En Egypte, de nombreuses mères voient leur droit de tutelle bafoué quotidiennement en raison de leur genre. Pour l’Œil de la Maison des Journalistes, des parents témoignent des difficultés engendrées par cette violation de droit.
[par Abeer Elsafty, publié le 28/05/2025]

En Egypte, il ne suffit pas d’être une mère responsable pour obtenir l’ensemble de ses droits légaux. Dans les bureaux de l’état civil et les administrations éducatives, de nombreuses femmes attendent seules dans les files, portant des dossiers et des papiers « incomplets » non pas parce qu’elles les ont oubliés, mais parce que la loi et la société ont décidé ensemble que la « tutelle » est l’apanage des hommes.
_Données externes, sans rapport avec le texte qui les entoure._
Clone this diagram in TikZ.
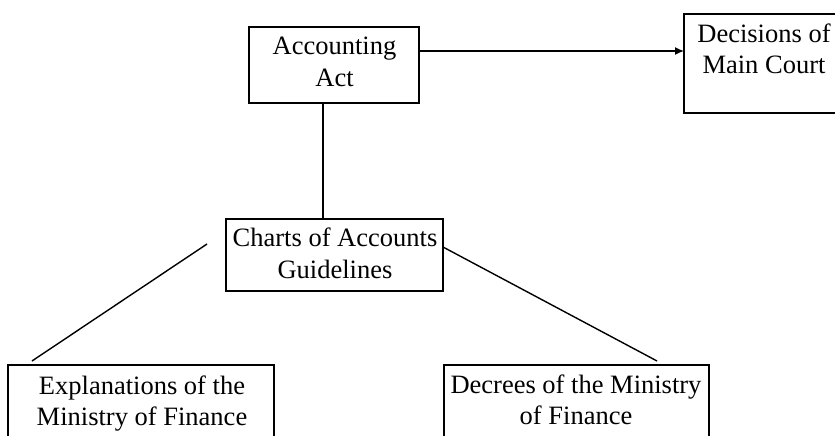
\documentclass[tikz,border=0pt]{standalone}
\usepackage{fontspec}
\setmainfont{Liberation Serif}
\usetikzlibrary{arrows.meta}
\begin{document}
\begin{tikzpicture}[x=1bp,y=-1bp,
  box/.style={draw,line width=1.5bp,rectangle,inner sep=0pt,outer sep=0pt},
  lbl/.style={align=center,inner sep=0pt,font=\fontsize{26.5bp}{31.5bp}\selectfont},
  conn/.style={line width=1.4bp},
  arr/.style={line width=1.4bp,-{Latex[length=9bp,width=8bp]}}]
\clip (0,0) rectangle (835,436);
\fill[white] (0,0) rectangle (835,436);
% boxes
\node[box,minimum width=170bp,minimum height=76bp] (acc) at (334,65) {};
\node[box,minimum width=160bp,minimum height=99bp] (dec) at (764,63.5) {};
\node[box,minimum width=217bp,minimum height=72bp] (charts) at (334.5,255) {};
\node[box,minimum width=266bp,minimum height=95bp] (expl) at (141,412.5) {};
\node[box,minimum width=265bp,minimum height=95bp] (decr) at (576.5,412.5) {};
% texts
\node[lbl] (tacc) at (334.5,62) {Accounting\\Act};
\node[lbl] (tdec) at (764,49) {Decisions of\\Main Court};
\node[lbl] (tcharts) at (335,253.5) {Charts of Accounts\\Guidelines};
\node[lbl] (texpl) at (142,403.5) {Explanations of the\\Ministry of Finance};
\node[lbl] (tdecr) at (576,400) {Decrees of the Ministry\\of Finance};
% connectors
\draw[arr] ([yshift=14bp]acc.east) -- ([yshift=14bp]acc.east -| dec.west);
\draw[conn] ([xshift=-11bp]acc.south) -- ([xshift=-11bp]acc.south |- charts.north);
\coordinate (l1) at ([shift={(-19bp,11bp)}]charts.west);
\coordinate (l2) at ([shift={(24bp,4bp)}]expl.north west);
\draw[conn] (l1) -- (l2);
\coordinate (r1) at ([yshift=8bp]charts.east);
\coordinate (r2) at ([shift={(-52bp,4bp)}]decr.north east);
\draw[conn] (r1) -- (r2);
\end{tikzpicture}
\end{document}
En d’autres termes, la loi la restreint et la société renforce cette restriction.
Est-il concevable qu’une mère soit empêchée de délivrer un livret de famille — le document officiel qui définit la structure familiale aux yeux de l’État — ou de transférer son enfant d’une école à une autre, simplement parce qu’elle est une femme ?
Le système insiste pour consacrer la tutelle paternelle, dépouillant ainsi les mères du droit de prendre des décisions fondamentales concernant la vie de leurs enfants, comme si le simple fait d’être une femme suffisait à les priver de capacité légale.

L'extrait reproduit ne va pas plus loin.